Some goddesses do not like alcohol, some want it.  My dead father can want booze offered til I drop dead too but guess what?  Not on my altar.  Ever.  Sorry/Not sorry.  If you want an across the board offering that will likely not offend, stick to water and light.  Is that going to get a goddess’ attention for a big ask?  As Gordon discussed, probably not.  It’s fine as a hi (goddess) Mom, just stopping by to say hi.  Hi.  offering.  If you are trying to make new friends, it’s not offensive but it’s not the most impressive.

If you want to impress, like everything else in magic, it’s going to require you getting uncomfortable.  It’s going to require some thoughtfulness, it’s going to require asking some adultier-adults, it’s going to require research and/or apprenticeship.  Treat it as an etiquette/cultural sensitivity issue and do the required reading and you’ll be okay.  But don’t expect anything besides possibly light and water offerings to be cross-culturally acceptable.  Not the offerings themselves, not how you offer them, not what you do with them during your rite and not what you do with them after.

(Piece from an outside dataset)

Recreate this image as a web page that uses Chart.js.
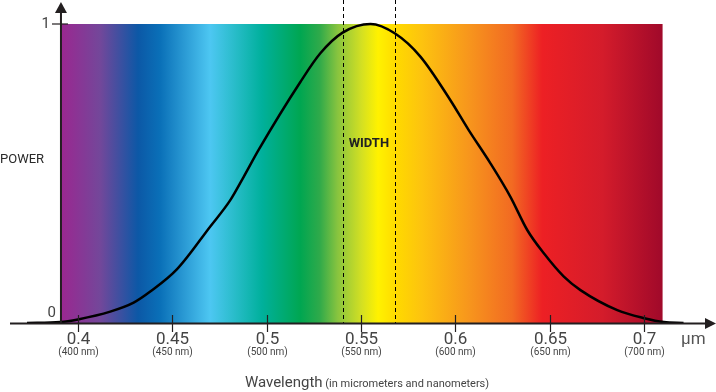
<!DOCTYPE html>
<html>
<head>
<meta charset="utf-8">
<script src="https://cdn.jsdelivr.net/npm/chart.js@4/dist/chart.umd.min.js"></script>
<style>
    html, body { margin: 0; padding: 0; background: #fff; }
    #wrap { width: 716px; height: 392px; }
</style>
</head>
<body>
<div id="wrap"><canvas id="chart" width="716" height="392"></canvas></div>
<script>
// wavelength (µm) and relative power
const wavelength = [0.373, 0.3906, 0.4, 0.4171, 0.4295, 0.4383, 0.4525, 0.470, 0.4807, 0.4878, 0.4957, 0.5179, 0.5284,
    0.5402, 0.555, 0.568, 0.5814, 0.5973, 0.607, 0.6185, 0.6291, 0.638, 0.6468, 0.6574, 0.6662, 0.6857, 0.70, 0.7104, 0.7208];
const power = [0, 0.003, 0.012, 0.038, 0.068, 0.105, 0.18, 0.322, 0.411, 0.489, 0.579, 0.807, 0.902,
    0.971, 1.0, 0.968, 0.891, 0.745, 0.645, 0.534, 0.422, 0.311, 0.233, 0.155, 0.11, 0.043, 0.016, 0.003, 0];

const tickValues = [0.4, 0.45, 0.5, 0.55, 0.6, 0.65, 0.7];
const tickLabels = ['0.4', '0.45', '0.5', '0.55', '0.6', '0.65', '0.7'];
const tickNm = ['(400 nm)', '(450 nm)', '(500 nm)', '(550 nm)', '(600 nm)', '(650 nm)', '(700 nm)'];

const widthBounds = [0.5402, 0.568];   // dashed lines
const spectrumRange = [0.391, 0.7097];  // coloured band
const axisRange = [0.364, 0.738];

const spectrumStops = [
    [0, '#9b2790'], [0.065, '#73479a'], [0.128, '#0c58a6'], [0.165, '#0a70b8'], [0.248, '#4dc7f2'],
    [0.334, '#00b09c'], [0.398, '#00a651'], [0.43, '#2faa4a'], [0.46, '#88c43f'], [0.5, '#d4e022'],
    [0.527, '#fff200'], [0.56, '#ffd800'], [0.6, '#fdc30f'], [0.681, '#f7941d'], [0.75, '#f26a22'],
    [0.8, '#ed2024'], [0.9, '#d41c2b'], [1, '#a0092a']
];

const dark = '#231f20';
const textCol = '#444';

const spectrumPlugin = {
    id: 'spectrum',
    beforeDatasetsDraw: chart => {
        const {ctx, scales: {x, y}} = chart;
        const x0 = x.getPixelForValue(spectrumRange[0]);
        const x1 = x.getPixelForValue(spectrumRange[1]);
        const yTop = y.getPixelForValue(1);
        const yBot = y.getPixelForValue(0);
        ctx.save();
        const g = ctx.createLinearGradient(x0, 0, x1, 0);
        spectrumStops.forEach(s => g.addColorStop(s[0], s[1]));
        ctx.fillStyle = g;
        ctx.fillRect(x0, yTop, x1 - x0, yBot - yTop);

        // dashed width markers
        ctx.strokeStyle = '#000';
        ctx.lineWidth = 1;
        ctx.setLineDash([4, 3]);
        widthBounds.forEach(v => {
            const px = Math.round(x.getPixelForValue(v)) + 0.5;
            ctx.beginPath();
            ctx.moveTo(px, 0);
            ctx.lineTo(px, yBot);
            ctx.stroke();
        });
        ctx.restore();
    },
    afterDatasetsDraw: chart => {
        const {ctx, scales: {x, y}} = chart;
        const yBot = y.getPixelForValue(0);
        const yOne = y.getPixelForValue(1);
        const xAxis = x.getPixelForValue(spectrumRange[0]);
        const left = x.getPixelForValue(axisRange[0]);
        const right = x.getPixelForValue(axisRange[1]);
        ctx.save();
        ctx.setLineDash([]);
        ctx.strokeStyle = dark;
        ctx.fillStyle = dark;
        ctx.lineWidth = 2;

        // x axis with arrow
        ctx.beginPath();
        ctx.moveTo(left, yBot + 0.5);
        ctx.lineTo(right - 8, yBot + 0.5);
        ctx.stroke();
        ctx.beginPath();
        ctx.moveTo(right, yBot + 0.5);
        ctx.lineTo(right - 11, yBot - 5);
        ctx.lineTo(right - 11, yBot + 6);
        ctx.closePath();
        ctx.fill();

        // y axis with arrow
        ctx.beginPath();
        ctx.moveTo(xAxis, yBot + 1);
        ctx.lineTo(xAxis, 12);
        ctx.stroke();
        ctx.beginPath();
        ctx.moveTo(xAxis, 2);
        ctx.lineTo(xAxis - 6, 13);
        ctx.lineTo(xAxis + 6, 13);
        ctx.closePath();
        ctx.fill();

        // tick at 1
        ctx.lineWidth = 1.2;
        ctx.beginPath();
        ctx.moveTo(xAxis - 9, yOne);
        ctx.lineTo(xAxis + 7, yOne);
        ctx.stroke();

        // x ticks
        tickValues.forEach((v, i) => {
            const px = Math.round(x.getPixelForValue(v)) + 0.5;
            ctx.strokeStyle = dark;
            ctx.lineWidth = 1.2;
            ctx.beginPath();
            ctx.moveTo(px, yBot - 8);
            ctx.lineTo(px, yBot + 9);
            ctx.stroke();
            ctx.fillStyle = textCol;
            ctx.textAlign = 'center';
            ctx.textBaseline = 'middle';
            ctx.font = '17px Roboto';
            ctx.fillText(tickLabels[i], px, yBot + 17);
            ctx.font = '10px Roboto';
            ctx.fillText(tickNm[i], px, yBot + 29);
        });

        ctx.fillStyle = textCol;
        ctx.textBaseline = 'middle';
        ctx.textAlign = 'right';
        ctx.font = '15px Roboto';
        ctx.fillText('1', xAxis - 11, yOne);
        ctx.fillText('0', xAxis - 5, yBot - 10);

        ctx.textAlign = 'left';
        ctx.font = '13px Roboto';
        ctx.fillStyle = '#2a2a2a';
        ctx.fillText('POWER', 0, 160);

        ctx.font = '17px Roboto';
        ctx.fillStyle = '#555';
        ctx.fillText('µm', 681, yBot + 17);

        ctx.font = 'bold 13px Roboto';
        ctx.fillStyle = '#222';
        ctx.textAlign = 'center';
        ctx.fillText('WIDTH', x.getPixelForValue((widthBounds[0] + widthBounds[1]) / 2), 144);

        // axis title
        ctx.textAlign = 'left';
        ctx.fillStyle = textCol;
        const t1 = 'Wavelength';
        ctx.font = '15px Roboto';
        const w1 = ctx.measureText(t1).width;
        ctx.font = '11px Roboto';
        const t2 = ' (in micrometers and nanometers)';
        const w2 = ctx.measureText(t2).width;
        const start = 367 - (w1 + w2) / 2;
        ctx.font = '15px Roboto';
        ctx.fillText(t1, start, 383);
        ctx.font = '11px Roboto';
        ctx.fillText(t2, start + w1, 384);
        ctx.restore();
    }
};

new Chart(document.getElementById('chart'), {
    type: 'line',
    data: {
        datasets: [{
            data: wavelength.map((w, i) => ({x: w, y: power[i]})),
            borderColor: '#000',
            borderWidth: 2.5,
            pointRadius: 0,
            cubicInterpolationMode: 'monotone',
            fill: false
        }]
    },
    options: {
        responsive: false,
        animation: false,
        layout: {padding: {left: 10, right: 0, top: 2, bottom: 69}},
        scales: {
            x: {type: 'linear', min: axisRange[0], max: axisRange[1], display: false},
            y: {min: 0, max: 321 / 299, display: false}
        },
        plugins: {
            legend: {display: false},
            tooltip: {enabled: false}
        }
    },
    plugins: [spectrumPlugin]
});
</script>
</body>
</html>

Once you have an actual relationship with your goddesses and spirits and you want to leave “stopping by” offerings (not big ask favor offerings), I can tell you in my experience that if you are giving the first part of your dinner, say something like “if this food is not offensive to you, please accept this offering.  If it is, just ignore it.”  Jow and I have not run into problems with offering food that way.

Also, make offerings when you don’t want something, otherwise you are that annoying, needy friend everyone is trying to ignore.  Stop by to say hey.  Tell them they are pretty and nice or whatever your goddesses like to hear.  Tell them you appreciate them.  Treat it like a for-realsie relationship and not a one way relationship where you are constantly whining for crap and treating them like gumball machines.  You don’t like it, They don’t like it either.

Once in a very blue moon, you may feel called to give a non-traditional offering.  You are now doing science.  Should you do science? Only if you are willing to deal with it not going according to plan.  There’s a bigger risk but there’s also a bigger opportunity for success.  I will personally always do science because that’s what I’m doing with this incarnation.  Like . . .with everything.  Sex, intoxicants, feels, getting fat, getting skinny, spiritual stuff, writing, it’s all science for me and learning my ever shifting boundaries and the ever shifting boundaries of others.  But if you don’t like getting a stern, I said no!  Bad human!  Bad, bad, bad human! smack on the snout from your goddesses, then . . .well, first why are you doing magic because it’s inevitable?  But otherwise, then um . . .don’t do science.